**EXERCISE TASK**
Below, locate the line that contains "What matplotlib code". Repeat exactly from that line to the line that contains "index=species)[samples]", inclusive, leaving out the pictures.

Items listed in a dataset

##############################

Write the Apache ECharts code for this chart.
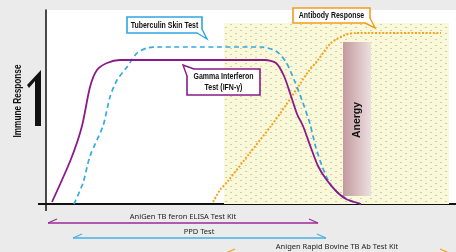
<!DOCTYPE html>
<html>
<head>
<meta charset="UTF-8">
<title>Immune Response</title>
<script src="https://cdn.jsdelivr.net/npm/echarts@6/dist/echarts.min.js"></script>
<style>
  html, body { margin: 0; padding: 0; background: #ebebeb; }
  #main { width: 456px; height: 252px; }
</style>
</head>
<body>
<div id="main"></div>
<script>
// x = time (px from axis), y = response level
var gammaIfn = [[6,2],[25,45],[36,78],[44,117],[51,134],[61,141],[74,144],[219,144],[230,141],[238,128],[245,108],[251,90],[257,78],[265,56],[272,38],[280,25],[290,13],[300,5],[315,0]];
var tuberculin = [[28,0],[37,21],[44,48],[57,78],[64,107],[71,124],[81,137],[91,151],[101,156],[114,157],[215,157],[230,153],[240,142],[249,122],[257,101],[264,80],[270,56],[276,38],[283,22],[292,11],[305,3],[315,0]];
var antibody = [[167,2],[174,14],[182,23],[203,50],[225,78],[240,99],[252,117],[262,132],[272,144],[285,161],[299,169],[310,171],[395,171]];
var hatchZone = [[178,0],[403,181]];
var anergyZone = [[297,8],[325,162]];

var tile = document.createElement('canvas');
tile.width = 10; tile.height = 6;
var tc = tile.getContext('2d');
tc.fillStyle = '#f9f9da';
tc.fillRect(0, 0, 10, 6);
tc.fillStyle = '#cfcdb0';
tc.fillRect(0, 0, 2, 1);
tc.fillRect(5, 3, 2, 1);

var chart = echarts.init(document.getElementById('main'));
var boldFont = 'bold 8.5px "Liberation Sans", Arial, sans-serif';

function callout(x, y, w, h, color, text, tail) {
  return {
    type: 'group',
    children: [
      { type: 'rect', shape: { x: x, y: y, width: w, height: h },
        style: { fill: '#fff', stroke: color, lineWidth: 1.6 }, z: 20 },
      { type: 'polyline', shape: { points: tail },
        style: { fill: '#fff', stroke: color, lineWidth: 1.4 }, z: 21 },
      { type: 'text', x: x + w / 2, y: y + h / 2 + 0.5, scaleX: 0.82, z: 22,
        style: { text: text, align: 'center', verticalAlign: 'middle',
          font: boldFont, fill: '#111', lineHeight: 11 } }
    ]
  };
}

function rangeLine(x1, x2, y, color) {
  return [
    { type: 'line', shape: { x1: x1, y1: y, x2: x2, y2: y }, style: { stroke: color, lineWidth: 1.3 } },
    { type: 'line', shape: { x1: x1, y1: y, x2: x1 + 9, y2: y - 4 }, style: { stroke: color, lineWidth: 1.3 } },
    { type: 'line', shape: { x1: x2, y1: y, x2: x2 - 9, y2: y - 4 }, style: { stroke: color, lineWidth: 1.3 } }
  ];
}

var graphics = [
  // axis overhangs
  { type: 'line', shape: { x1: 38, y1: 204, x2: 46, y2: 204 }, style: { stroke: '#111', lineWidth: 2 } },
  { type: 'line', shape: { x1: 46, y1: 204, x2: 46, y2: 211 }, style: { stroke: '#111', lineWidth: 1.5 } },
  // big arrow
  { type: 'polygon', shape: { points: [[35,126],[41,126],[41,70],[27,85],[29,88],[35,81]] },
    style: { fill: '#111' } },
  // y axis title, condensed
  { type: 'text', x: 18, y: 101, rotation: Math.PI / 2, scaleX: 0.82,
    style: { text: 'Immune Response', align: 'center', verticalAlign: 'middle',
      font: 'bold 10px "Liberation Sans", Arial, sans-serif', fill: '#111' } },
  // anergy text
  { type: 'text', x: 357, y: 120, rotation: Math.PI / 2, z: 15,
    style: { text: 'Anergy', align: 'center', verticalAlign: 'middle',
      font: 'bold 10.5px "Liberation Sans", Arial, sans-serif', fill: '#111' } },
  callout(127, 17, 75, 16, '#2ea7e0', 'Tuberculin Skin Test', [[197,33],[207,39],[202,29]]),
  callout(187, 69, 73, 26, '#8b1a89', 'Gamma Interferon\nTest (IFN-γ)', [[187,76],[183,65],[194,69]]),
  callout(293, 8, 77, 15, '#f39c1a', 'Antibody Response', [[365,23],[375,28],[370,18]]),
  // kit ranges
  { type: 'text', x: 183, y: 217, style: { text: 'AniGen TB feron ELISA Test Kit', align: 'center', verticalAlign: 'middle', font: '7.5px "Noto Sans", sans-serif', fill: '#222' } },
  { type: 'text', x: 199, y: 232, style: { text: 'PPD Test', align: 'center', verticalAlign: 'middle', font: '7.5px "Noto Sans", sans-serif', fill: '#222' } },
  { type: 'text', x: 337, y: 247, style: { text: 'Anigen Rapid Bovine TB Ab Test Kit', align: 'center', verticalAlign: 'middle', font: '7.5px "Noto Sans", sans-serif', fill: '#222' } }
].concat(rangeLine(48, 318, 223, '#9b2a96'))
 .concat(rangeLine(73, 326, 238, '#45b0e5'))
 .concat(rangeLine(226, 449, 253, '#f5a21c'));

chart.setOption({
  backgroundColor: '#ebebeb',
  animation: false,
  grid: { left: 46, right: 0, top: 10, bottom: 48, show: true, backgroundColor: '#fff', borderWidth: 0 },
  xAxis: {
    type: 'value', min: 0, max: 410,
    axisLine: { show: true, lineStyle: { color: '#111', width: 2 } },
    axisTick: { show: false }, axisLabel: { show: false }, splitLine: { show: false }
  },
  yAxis: {
    type: 'value', min: 0, max: 194,
    axisLine: { show: true, lineStyle: { color: '#111', width: 1.5 } },
    axisTick: { show: false }, axisLabel: { show: false }, splitLine: { show: false }
  },
  series: [
    {
      type: 'line', data: [], z: 1, silent: true,
      markArea: {
        silent: true,
        itemStyle: { color: { image: tile, repeat: 'repeat' } },
        data: [[{ coord: hatchZone[0] }, { coord: hatchZone[1] }]]
      }
    },
    {
      type: 'line', data: [], z: 2, silent: true,
      markArea: {
        silent: true,
        itemStyle: { color: new echarts.graphic.LinearGradient(0, 0, 1, 0, [
          { offset: 0, color: '#c29a9d' }, { offset: 1, color: '#eddfe0' }]) },
        data: [[{ coord: anergyZone[0] }, { coord: anergyZone[1] }]]
      }
    },
    {
      name: 'Antibody Response', type: 'line', data: antibody, smooth: 0.25, symbol: 'none', z: 5,
      lineStyle: { color: '#f5a21c', width: 2, type: [2, 1.6] }
    },
    {
      name: 'Tuberculin Skin Test', type: 'line', data: tuberculin, smooth: 0.25, symbol: 'none', z: 6,
      lineStyle: { color: '#35a9e1', width: 1.7, type: [5, 3.5] }
    },
    {
      name: 'Gamma Interferon Test', type: 'line', data: gammaIfn, smooth: 0.25, symbol: 'none', z: 7,
      lineStyle: { color: '#8b1a89', width: 1.8 }
    }
  ],
  graphic: graphics
});
</script>
</body>
</html>
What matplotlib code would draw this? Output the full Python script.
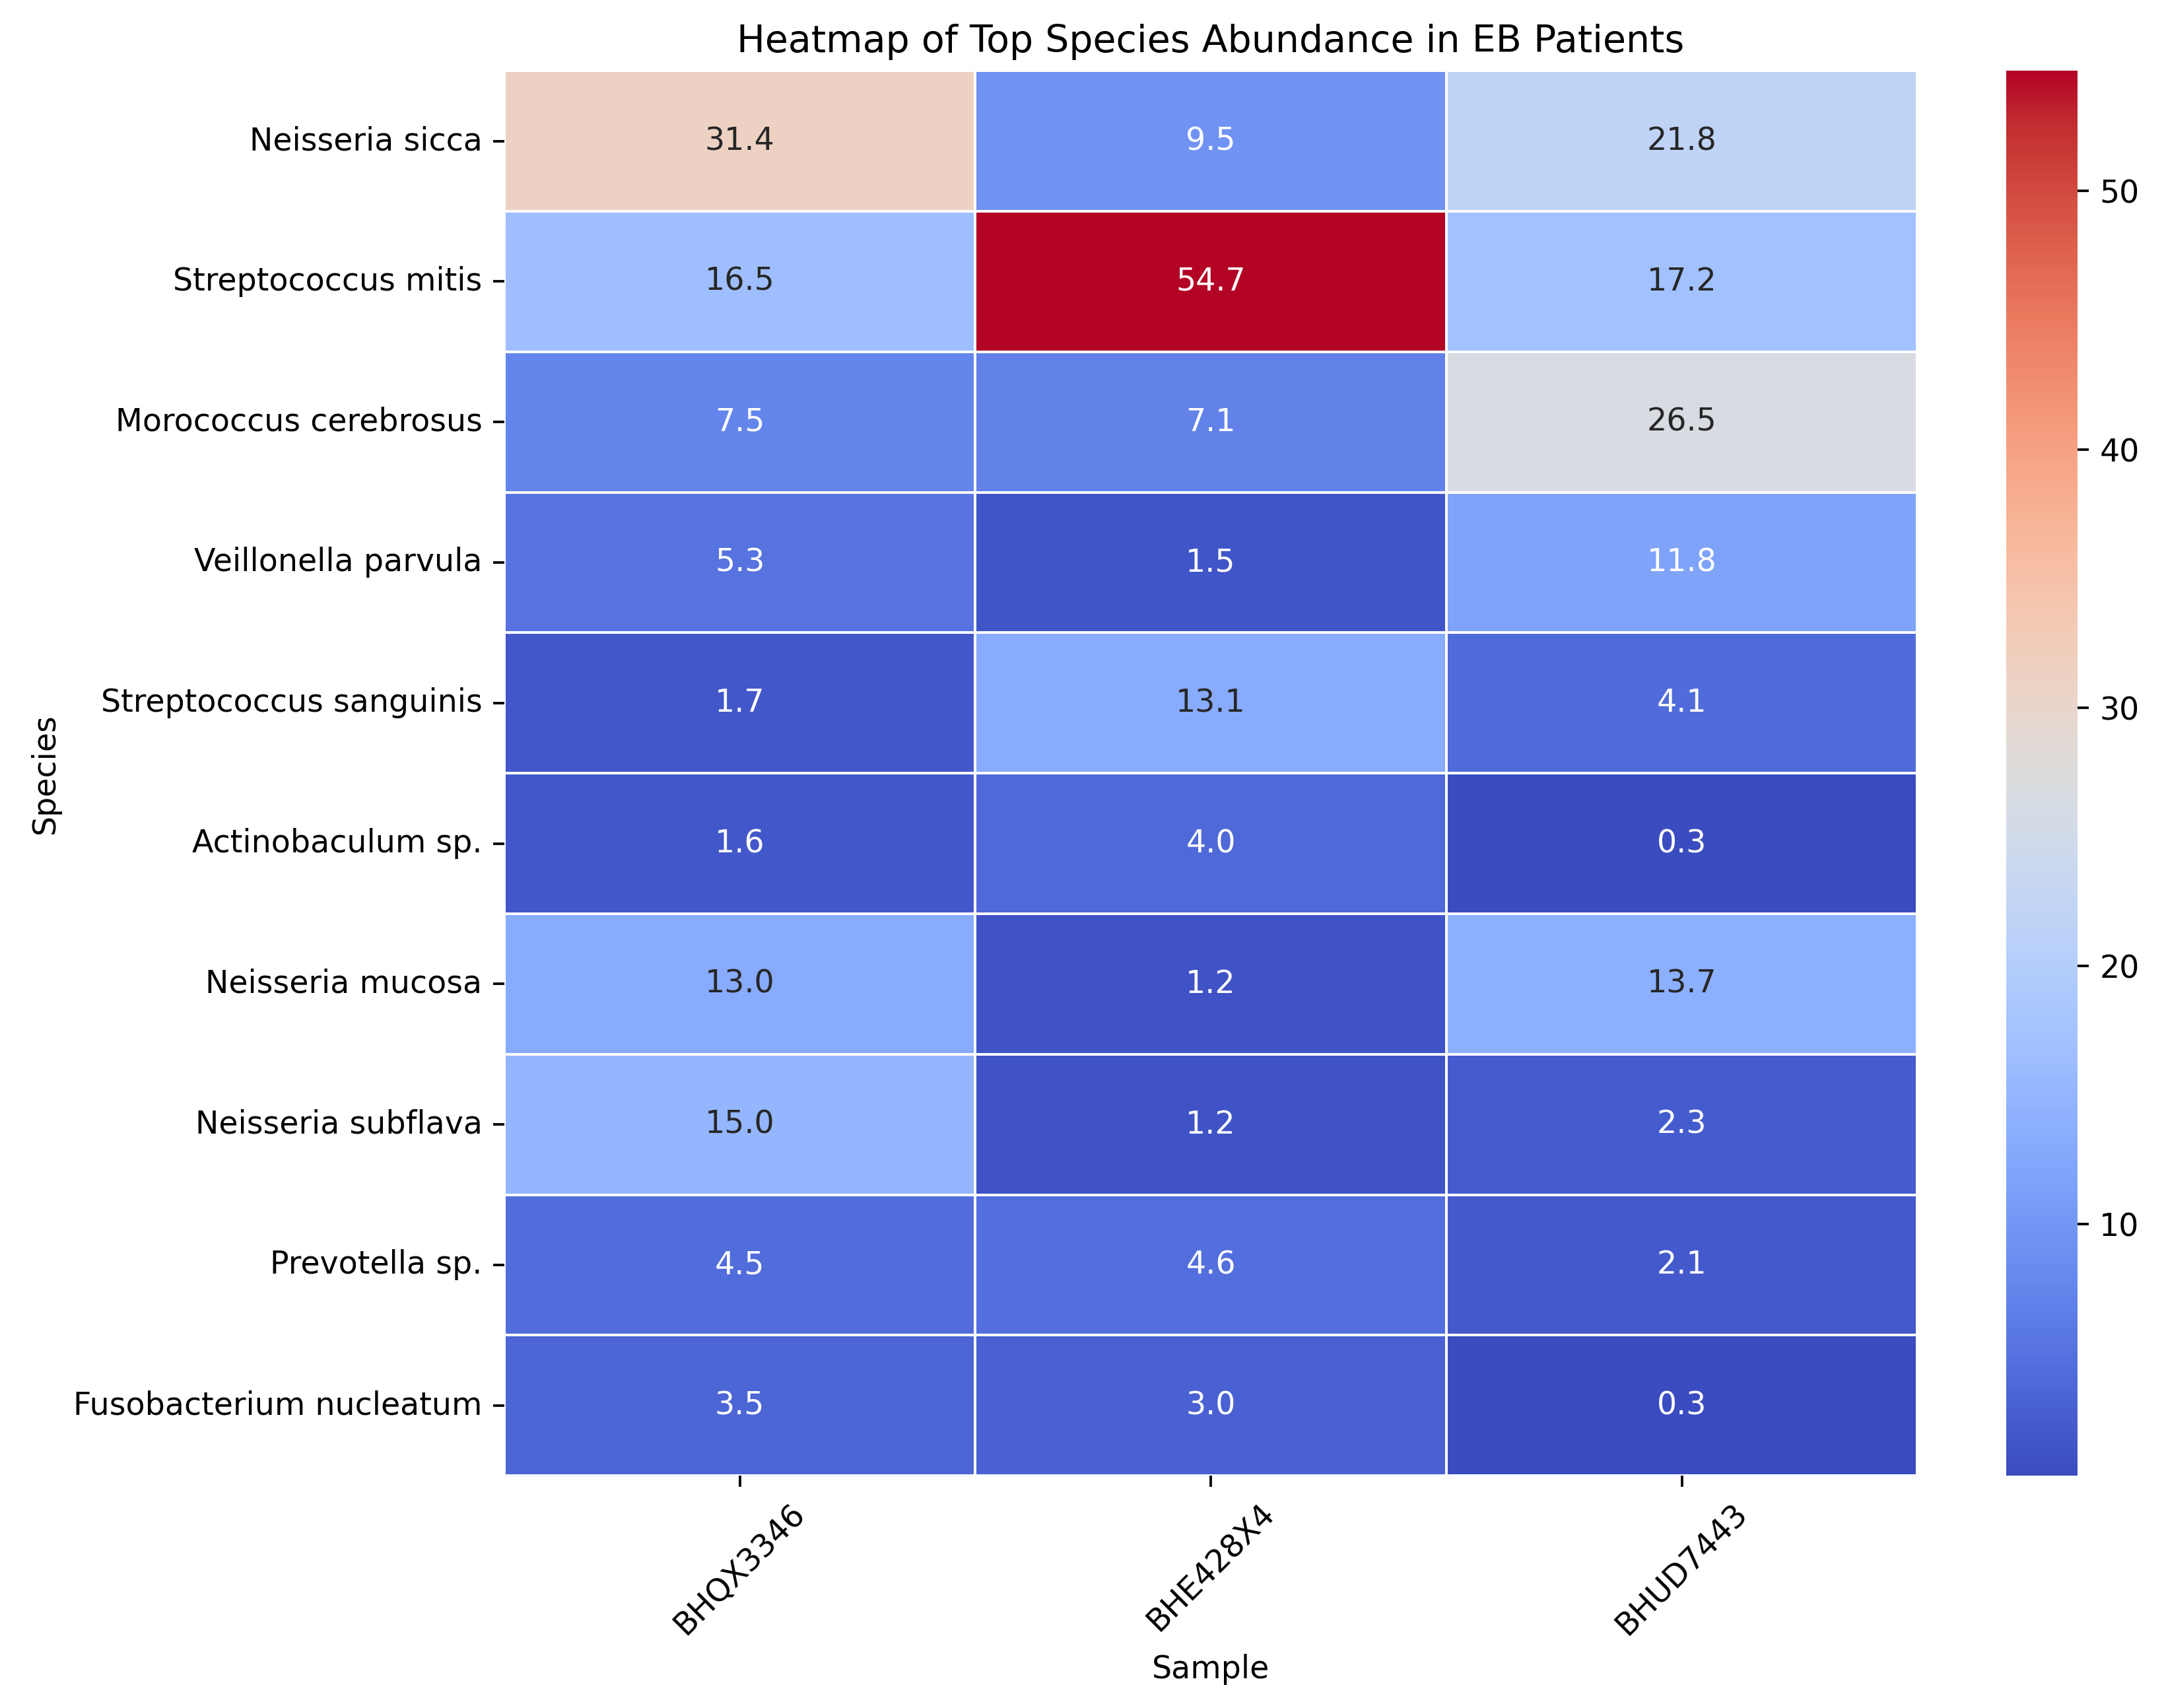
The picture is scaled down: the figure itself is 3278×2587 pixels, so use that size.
import numpy as np
import pandas as pd
import matplotlib
matplotlib.use('Agg')
import matplotlib.pyplot as plt
import seaborn as sns

species = ['Neisseria sicca', 'Streptococcus mitis', 'Morococcus cerebrosus',
           'Veillonella parvula', 'Streptococcus sanguinis', 'Actinobaculum sp.',
           'Neisseria mucosa', 'Neisseria subflava', 'Prevotella sp.',
           'Fusobacterium nucleatum']
samples = ['BHQX3346', 'BHE428X4', 'BHUD7443']

# values as read from the cell annotations (shown rounded to 1 decimal)
bhqx3346 = [31.4, 16.5, 7.5, 5.3, 1.7, 1.6, 13.04, 15.0, 4.5, 3.5]
bhe428x4 = [9.5, 54.66, 7.1, 1.5, 13.1, 4.0, 1.2, 1.2, 4.6, 3.0]
bhud7443 = [21.8, 17.2, 26.5, 11.8, 4.1, 0.26, 13.7, 2.3, 2.1, 0.28]

df = pd.DataFrame({'BHQX3346': bhqx3346, 'BHE428X4': bhe428x4, 'BHUD7443': bhud7443},
                  index=species)[samples]

dpi = 342
fig = plt.figure(figsize=(3278 / dpi, 2587 / dpi), dpi=dpi)
ax = fig.add_axes([0.233, 0.136, 0.653, 0.8226])
cax = fig.add_axes([0.927, 0.136, 0.033, 0.8226])

sns.heatmap(df, annot=True, fmt='.1f', cmap='coolwarm', linewidths=0.5,
            ax=ax, cbar_ax=cax)
ax.set_title('Heatmap of Top Species Abundance in EB Patients', fontsize=12)
ax.set_xlabel('Sample')
ax.set_ylabel('Species')
plt.setp(ax.get_xticklabels(), rotation=45, ha='center')
plt.setp(ax.get_yticklabels(), rotation=0)

fig.savefig('out.png', dpi=dpi)
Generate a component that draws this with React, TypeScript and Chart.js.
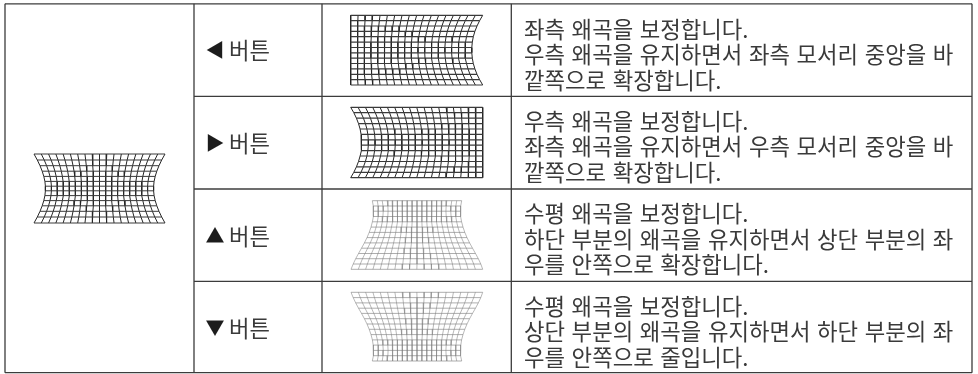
import React, { useEffect, useRef } from "react";
import { Chart, registerables } from "chart.js";

Chart.register(...registerables);

const descriptionLines = [
  ["좌측 왜곡을 보정합니다.", "우측 왜곡을 유지하면서 좌측 모서리 중앙을 바", "깥쪽으로 확장합니다."],
  ["우측 왜곡을 보정합니다.", "좌측 왜곡을 유지하면서 우측 모서리 중앙을 바", "깥쪽으로 확장합니다."],
  ["수평 왜곡을 보정합니다.", "하단 부분의 왜곡을 유지하면서 상단 부분의 좌", "우를 안쪽으로 확장합니다."],
  ["수평 왜곡을 보정합니다.", "상단 부분의 왜곡을 유지하면서 하단 부분의 좌", "우를 안쪽으로 줄입니다."],
];
const buttonArrows = ["◀", "▶", "▲", "▼"];
const buttonWord = "버튼";

const columnRules = [5, 194, 322, 511.3, 972];
const rowRules = [3.8, 96.3, 189, 281.3, 372.7];
const descCenterY = [29.5, 55, 80.5, 121.5, 147, 172.5, 214, 239.5, 265, 306.5, 332, 357.5];
const buttonCenterY = [51, 144, 237, 329];

// Main picture: pincushion on both sides
const mainY = [154, 160, 165.7, 171.2, 176.4, 181.4, 186.2, 190.8, 195.6, 200.6, 205.8, 211.3, 217, 223];
const mainLeft = [34, 37.3, 40, 42.2, 43.8, 44.9, 45.4, 45.4, 44.9, 43.8, 42.2, 40, 37.3, 34];
const mainRight = [165, 161.7, 159, 156.8, 155.2, 154.1, 153.6, 153.6, 154.1, 155.2, 156.8, 159, 161.7, 165];

// ◀ picture
const leftY = [15.3, 20.7, 26, 31.4, 36.7, 42.1, 47.5, 52.8, 58.2, 63.5, 68.9, 74.3, 79.6, 85];
const leftLeft = [350.7, 350.7, 350.7, 350.7, 350.7, 350.7, 350.7, 350.7, 350.7, 350.7, 350.7, 350.7, 350.7, 350.7];
const leftRight = [482.7, 479.6, 477, 474.9, 473.3, 472.3, 471.8, 471.8, 472.3, 473.3, 474.9, 477, 479.6, 482.7];

// ▶ picture
const rightY = [107.3, 112.7, 118.1, 123.6, 129, 134.4, 139.8, 145.2, 150.6, 156, 161.5, 166.9, 172.3, 177.7];
const rightLeft = [350.7, 353.8, 356.4, 358.5, 360.1, 361.1, 361.6, 361.6, 361.1, 360.1, 358.5, 356.4, 353.8, 350.7];
const rightRight = [482.7, 482.7, 482.7, 482.7, 482.7, 482.7, 482.7, 482.7, 482.7, 482.7, 482.7, 482.7, 482.7, 482.7];

// ▲ picture
const upY = [200.7, 206, 211.2, 216.5, 221.8, 227.1, 232.4, 237.6, 242.9, 248.2, 253.5, 258.7, 264, 269.3];
const upLeft = [372.3, 373.3, 373.6, 373.2, 372.4, 371, 369.2, 367, 364.4, 361.5, 358.5, 355.7, 353.2, 351];
const upRight = [461.7, 460.7, 460.4, 460.8, 461.6, 463, 464.8, 467, 469.6, 472.5, 475.5, 478.3, 480.8, 482.7];

// ▼ picture
const downY = [292.3, 297.6, 302.9, 308.2, 313.4, 318.7, 324, 329.3, 334.6, 339.9, 345.1, 350.4, 355.7, 361];
const downLeft = [351, 353.2, 355.7, 358.5, 361.5, 364.4, 367, 369.2, 371, 372.4, 373.2, 373.6, 373.3, 372.3];
const downRight = [482.7, 480.8, 478.3, 475.5, 472.5, 469.6, 467, 464.8, 463, 461.6, 460.8, 460.4, 460.7, 461.7];

const CELLS_ACROSS = 18;

type Pt = { x: number; y: number };

function meshDatasets(ys: number[], lefts: number[], rights: number[], vColor: string, hColor: string, vWidth: number, hWidth: number) {
  const sets: any[] = [];
  ys.forEach((y, j) => {
    const data: Pt[] = [{ x: lefts[j], y }, { x: rights[j], y }];
    sets.push({ data, borderColor: hColor, borderWidth: hWidth, showLine: true, pointRadius: 0, tension: 0, clip: false });
  });
  for (let k = 0; k <= CELLS_ACROSS; k++) {
    const data: Pt[] = ys.map((y, j) => ({ x: lefts[j] + ((rights[j] - lefts[j]) * k) / CELLS_ACROSS, y }));
    sets.push({ data, borderColor: vColor, borderWidth: vWidth, showLine: true, pointRadius: 0, tension: 0, clip: false });
  }
  return sets;
}

function ruleDatasets() {
  const color = "#3c3c3c";
  const seg = (a: Pt, b: Pt, w = 1.3) => ({ data: [a, b], borderColor: color, borderWidth: w, showLine: true, pointRadius: 0, clip: false });
  const top = rowRules[0];
  const bottom = rowRules[rowRules.length - 1];
  const sets: any[] = [];
  columnRules.forEach((x) => sets.push(seg({ x, y: top }, { x, y: bottom })));
  sets.push(seg({ x: columnRules[0], y: top }, { x: columnRules[4], y: top }));
  sets.push(seg({ x: columnRules[0], y: bottom }, { x: columnRules[4], y: bottom }));
  rowRules.slice(1, -1).forEach((y) => sets.push(seg({ x: columnRules[1], y }, { x: columnRules[4], y })));
  return sets;
}

const textPlugin = {
  id: "tableText",
  afterDatasetsDraw(chart: any) {
    const { ctx, scales } = chart;
    const X = (v: number) => scales.x.getPixelForValue(v);
    const Y = (v: number) => scales.y.getPixelForValue(v);
    ctx.save();
    ctx.fillStyle = "#3a3a3a";
    ctx.textBaseline = "middle";
    ctx.textAlign = "left";
    ctx.font = '400 22.3px "Noto Sans CJK KR"';
    (ctx as any).wordSpacing = "1.6px";
    descriptionLines.flat().forEach((line, i) => ctx.fillText(line, X(524), Y(descCenterY[i])));
    (ctx as any).wordSpacing = "0px";
    buttonCenterY.forEach((y) => ctx.fillText(buttonWord, X(229), Y(y)));
    ctx.font = '400 19px "Noto Sans CJK KR"';
    ctx.fillStyle = "#1c1c1c";
    buttonArrows.forEach((a, i) => ctx.fillText(a, X(205.5), Y(buttonCenterY[i] - 1)));
    ctx.restore();
  },
};

export default function App() {
  const ref = useRef<HTMLCanvasElement>(null);
  useEffect(() => {
    const dark = "#262626";
    const chart = new Chart(ref.current!, {
      type: "scatter",
      data: {
        datasets: [
          ...ruleDatasets(),
          ...meshDatasets(mainY, mainLeft, mainRight, dark, "#3a3a3a", 1, 1),
          ...meshDatasets(leftY, leftLeft, leftRight, dark, "#3a3a3a", 1, 1.2),
          ...meshDatasets(rightY, rightLeft, rightRight, dark, "#3a3a3a", 1, 1.2),
          ...meshDatasets(upY, upLeft, upRight, "#8a8a8a", "#777", 0.6, 0.6),
          ...meshDatasets(downY, downLeft, downRight, "#8a8a8a", "#777", 0.6, 0.6),
        ],
      },
      options: {
        animation: false,
        responsive: false,
        maintainAspectRatio: false,
        layout: { padding: 0 },
        plugins: { legend: { display: false }, tooltip: { enabled: false } },
        scales: {
          x: { type: "linear", min: 0, max: 978, display: false },
          y: { type: "linear", min: 0, max: 374, reverse: true, display: false },
        },
      },
      plugins: [textPlugin],
    });
    return () => chart.destroy();
  }, []);
  return (
    <div style={{ position: "fixed", left: 0, top: 0, width: 978, height: 374, background: "#fff" }}>
      <canvas ref={ref} width={978} height={374} style={{ display: "block" }} />
    </div>
  );
}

##############################

**EXERCISE RESPONSE**
What matplotlib code would draw this? Output the full Python script.
The picture is scaled down: the figure itself is 3278×2587 pixels, so use that size.
import numpy as np
import pandas as pd
import matplotlib
matplotlib.use('Agg')
import matplotlib.pyplot as plt
import seaborn as sns

species = ['Neisseria sicca', 'Streptococcus mitis', 'Morococcus cerebrosus',
           'Veillonella parvula', 'Streptococcus sanguinis', 'Actinobaculum sp.',
           'Neisseria mucosa', 'Neisseria subflava', 'Prevotella sp.',
           'Fusobacterium nucleatum']
samples = ['BHQX3346', 'BHE428X4', 'BHUD7443']

# values as read from the cell annotations (shown rounded to 1 decimal)
bhqx3346 = [31.4, 16.5, 7.5, 5.3, 1.7, 1.6, 13.04, 15.0, 4.5, 3.5]
bhe428x4 = [9.5, 54.66, 7.1, 1.5, 13.1, 4.0, 1.2, 1.2, 4.6, 3.0]
bhud7443 = [21.8, 17.2, 26.5, 11.8, 4.1, 0.26, 13.7, 2.3, 2.1, 0.28]

df = pd.DataFrame({'BHQX3346': bhqx3346, 'BHE428X4': bhe428x4, 'BHUD7443': bhud7443},
                  index=species)[samples]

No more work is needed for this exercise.